**Stated task**
Copy out the data exactly, leaving the pictures behind.

**Data section**
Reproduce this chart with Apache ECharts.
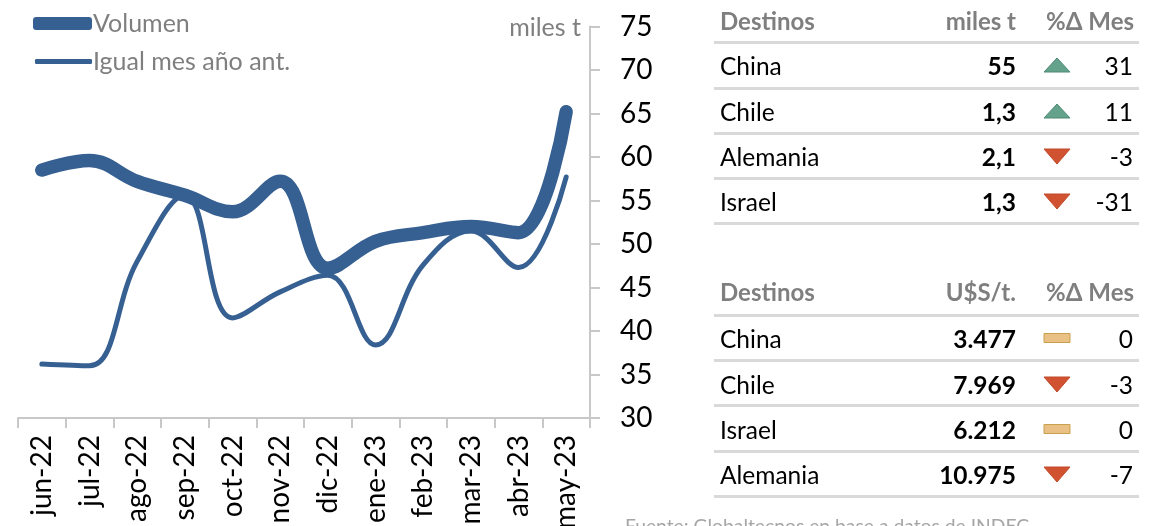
<!DOCTYPE html>
<html><head><meta charset="utf-8">
<style>html,body{margin:0;padding:0;background:#fff}#c{width:1156px;height:526px}</style>
<script src="https://cdn.jsdelivr.net/npm/echarts@6/dist/echarts.min.js"></script>
</head><body><div id="c"></div>
<script>
const categories=['jun-22','jul-22','ago-22','sep-22','oct-22','nov-22','dic-22','ene-23','feb-23','mar-23','abr-23','may-23'];
const volumen=[58.5,59.6,57.2,55.6,53.7,57.2,47.2,50.3,51.3,52,51.3,65.2];
const igualMes=[36.2,36,48,55.6,41.5,44.5,46.4,38.4,47.6,51.5,47.3,57.7];
const volumeHeaders=['Destinos','miles t','%Δ Mes'];
const volumeNames=['China','Chile','Alemania','Israel'];
const volumeValues=['55','1,3','2,1','1,3'];
const volumeDeltas=[31,11,-3,-31];
const priceHeaders=['Destinos','U$S/t.','%Δ Mes'];
const priceNames=['China','Chile','Israel','Alemania'];
const priceValues=['3.477','7.969','6.212','10.975'];
const priceDeltas=[0,-3,0,-7];
const sourceNote='Fuente: Globaltecnos en base a datos de INDEC';

const FONT='Lato';
const BLUE='#376092',GREY='#7f7f7f',RULE='#d9d9d9';
const g=[];
function txt(x,y,s,o){g.push({type:'text',x,y,silent:true,style:Object.assign({text:s,fontFamily:FONT,fontSize:24.5,fill:'#000',align:'left',verticalAlign:'middle'},o||{})});}
function glyph(cx,cy,d){
  if(d>0)g.push({type:'polygon',shape:{points:[[cx-13,cy+7],[cx+13,cy+7],[cx,cy-7]]},style:{fill:'#64a28c',stroke:'#4f8a75',lineWidth:1}});
  else if(d<0)g.push({type:'polygon',shape:{points:[[cx-13,cy-7],[cx+13,cy-7],[cx,cy+8]]},style:{fill:'#d15230',stroke:'#c24a2a',lineWidth:1}});
  else g.push({type:'rect',shape:{x:cx-13,y:cy-4.5,width:26,height:9},style:{fill:'#e9c184',stroke:'#c9a04e',lineWidth:1}});
}
function table(headers,names,values,deltas,headY,ruleYs,rowYs){
  const h={fill:GREY,fontWeight:'bold',fontSize:24};
  txt(720,headY+1,headers[0],h);
  txt(1016,headY+1,headers[1],Object.assign({align:'right'},h));
  txt(1134,headY+1,headers[2],Object.assign({align:'right'},h));
  ruleYs.forEach(y=>g.push({type:'line',shape:{x1:714,y1:y,x2:1139,y2:y},style:{stroke:RULE,lineWidth:3}}));
  names.forEach((n,i)=>{
    txt(720,rowYs[i]+2,n);
    txt(1016,rowYs[i]+2,values[i],{align:'right',fontWeight:'bold'});
    glyph(1057,rowYs[i],deltas[i]);
    txt(1133,rowYs[i]+2,String(deltas[i]),{align:'right'});
  });
}
table(volumeHeaders,volumeNames,volumeValues,volumeDeltas,21,[42.5,88.5,133.5,178.5,223.5],[65,111,156,201]);
table(priceHeaders,priceNames,priceValues,priceDeltas,292,[315.5,360.5,405.5,451.5,496.5],[338,384,429,474]);
txt(581,28,'miles t',{fill:GREY,align:'right',fontSize:25});
txt(625,527,sourceNote,{fill:'#a6a6a6',fontSize:19.3});

const chart=echarts.init(document.getElementById('c'));
chart.setOption({
  animation:false,
  textStyle:{fontFamily:FONT},
  legend:[
    {data:[{name:'Volumen',icon:'roundRect'}],left:33,top:11,itemWidth:59,itemHeight:13,itemGap:0,padding:0,selectedMode:false,textStyle:{color:GREY,fontSize:25,fontFamily:FONT,padding:[0,0,4,-4]}},
    {data:[{name:'Igual mes año ant.',icon:'roundRect'}],left:35,top:49,itemWidth:57,itemHeight:5,itemGap:0,padding:0,selectedMode:false,textStyle:{color:GREY,fontSize:25,fontFamily:FONT,padding:[0,0,0,-4]}}
  ],
  grid:{left:18,right:566,top:26.5,bottom:108,outerBoundsMode:'none'},
  xAxis:{type:'category',data:categories,boundaryGap:true,
    axisLine:{lineStyle:{color:'#c8c8c8',width:2}},
    axisTick:{show:true,length:10,lineStyle:{color:'#c8c8c8',width:2}},
    axisLabel:{rotate:90,color:'#000',fontSize:28,margin:17,fontFamily:FONT,interval:0,hideOverlap:false}},
  yAxis:{type:'value',position:'right',min:30,max:75,interval:5,
    splitLine:{show:false},
    axisLine:{show:true,lineStyle:{color:'#c8c8c8',width:2}},
    axisTick:{show:true,length:10,lineStyle:{color:'#c8c8c8',width:2}},
    axisLabel:{color:'#000',fontSize:28,margin:30,padding:[4,0,0,0],fontFamily:FONT,hideOverlap:false}},
  series:[
    {name:'Igual mes año ant.',type:'line',data:igualMes,smooth:0.4,showSymbol:false,z:2,
     lineStyle:{color:BLUE,width:5,cap:'round',join:'round'},itemStyle:{color:BLUE}},
    {name:'Volumen',type:'line',data:volumen,smooth:0.4,showSymbol:false,z:3,
     lineStyle:{color:BLUE,width:13.5,cap:'round',join:'round'},itemStyle:{color:BLUE}}
  ],
  graphic:g
});
</script></body></html>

**Response to this exercise**
Reproduce this chart with Apache ECharts.
<!DOCTYPE html>
<html><head><meta charset="utf-8">
<style>html,body{margin:0;padding:0;background:#fff}#c{width:1156px;height:526px}</style>
<script src="https://cdn.jsdelivr.net/npm/echarts@6/dist/echarts.min.js"></script>
</head><body><div id="c"></div>
<script>
const categories=['jun-22','jul-22','ago-22','sep-22','oct-22','nov-22','dic-22','ene-23','feb-23','mar-23','abr-23','may-23'];
const volumen=[58.5,59.6,57.2,55.6,53.7,57.2,47.2,50.3,51.3,52,51.3,65.2];
const igualMes=[36.2,36,48,55.6,41.5,44.5,46.4,38.4,47.6,51.5,47.3,57.7];
const volumeHeaders=['Destinos','miles t','%Δ Mes'];
const volumeNames=['China','Chile','Alemania','Israel'];
const volumeValues=['55','1,3','2,1','1,3'];
const volumeDeltas=[31,11,-3,-31];
const priceHeaders=['Destinos','U$S/t.','%Δ Mes'];
const priceNames=['China','Chile','Israel','Alemania'];
const priceValues=['3.477','7.969','6.212','10.975'];
const priceDeltas=[0,-3,0,-7];
const sourceNote='Fuente: Globaltecnos en base a datos de INDEC';

const FONT='Lato';
const BLUE='#376092',GREY='#7f7f7f',RULE='#d9d9d9';
const g=[];
function txt(x,y,s,o){g.push({type:'text',x,y,silent:true,style:Object.assign({text:s,fontFamily:FONT,fontSize:24.5,fill:'#000',align:'left',verticalAlign:'middle'},o||{})});}
function glyph(cx,cy,d){
  if(d>0)g.push({type:'polygon',shape:{points:[[cx-13,cy+7],[cx+13,cy+7],[cx,cy-7]]},style:{fill:'#64a28c',stroke:'#4f8a75',lineWidth:1}});
  else if(d<0)g.push({type:'polygon',shape:{points:[[cx-13,cy-7],[cx+13,cy-7],[cx,cy+8]]},style:{fill:'#d15230',stroke:'#c24a2a',lineWidth:1}});
  else g.push({type:'rect',shape:{x:cx-13,y:cy-4.5,width:26,height:9},style:{fill:'#e9c184',stroke:'#c9a04e',lineWidth:1}});
}
function table(headers,names,values,deltas,headY,ruleYs,rowYs){
  const h={fill:GREY,fontWeight:'bold',fontSize:24};
  txt(720,headY+1,headers[0],h);
  txt(1016,headY+1,headers[1],Object.assign({align:'right'},h));
  txt(1134,headY+1,headers[2],Object.assign({align:'right'},h));
  ruleYs.forEach(y=>g.push({type:'line',shape:{x1:714,y1:y,x2:1139,y2:y},style:{stroke:RULE,lineWidth:3}}));
  names.forEach((n,i)=>{
    txt(720,rowYs[i]+2,n);
    txt(1016,rowYs[i]+2,values[i],{align:'right',fontWeight:'bold'});
    glyph(1057,rowYs[i],deltas[i]);
    txt(1133,rowYs[i]+2,String(deltas[i]),{align:'right'});
  });
}
table(volumeHeaders,volumeNames,volumeValues,volumeDeltas,21,[42.5,88.5,133.5,178.5,223.5],[65,111,156,201]);
table(priceHeaders,priceNames,priceValues,priceDeltas,292,[315.5,360.5,405.5,451.5,496.5],[338,384,429,474]);
txt(581,28,'miles t',{fill:GREY,align:'right',fontSize:25});
txt(625,527,sourceNote,{fill:'#a6a6a6',fontSize:19.3});

const chart=echarts.init(document.getElementById('c'));
chart.setOption({
  animation:false,
  textStyle:{fontFamily:FONT},
  legend:[
    {data:[{name:'Volumen',icon:'roundRect'}],left:33,top:11,itemWidth:59,itemHeight:13,itemGap:0,padding:0,selectedMode:false,textStyle:{color:GREY,fontSize:25,fontFamily:FONT,padding:[0,0,4,-4]}},
    {data:[{name:'Igual mes año ant.',icon:'roundRect'}],left:35,top:49,itemWidth:57,itemHeight:5,itemGap:0,padding:0,selectedMode:false,textStyle:{color:GREY,fontSize:25,fontFamily:FONT,padding:[0,0,0,-4]}}
  ],
  grid:{left:18,right:566,top:26.5,bottom:108,outerBoundsMode:'none'},
  xAxis:{type:'category',data:categories,boundaryGap:true,
    axisLine:{lineStyle:{color:'#c8c8c8',width:2}},
    axisTick:{show:true,length:10,lineStyle:{color:'#c8c8c8',width:2}},
    axisLabel:{rotate:90,color:'#000',fontSize:28,margin:17,fontFamily:FONT,interval:0,hideOverlap:false}},
  yAxis:{type:'value',position:'right',min:30,max:75,interval:5,
    splitLine:{show:false},
    axisLine:{show:true,lineStyle:{color:'#c8c8c8',width:2}},
    axisTick:{show:true,length:10,lineStyle:{color:'#c8c8c8',width:2}},
    axisLabel:{color:'#000',fontSize:28,margin:30,padding:[4,0,0,0],fontFamily:FONT,hideOverlap:false}},
  series:[
    {name:'Igual mes año ant.',type:'line',data:igualMes,smooth:0.4,showSymbol:false,z:2,
     lineStyle:{color:BLUE,width:5,cap:'round',join:'round'},itemStyle:{color:BLUE}},
    {name:'Volumen',type:'line',data:volumen,smooth:0.4,showSymbol:false,z:3,
     lineStyle:{color:BLUE,width:13.5,cap:'round',join:'round'},itemStyle:{color:BLUE}}
  ],
  graphic:g
});
</script></body></html>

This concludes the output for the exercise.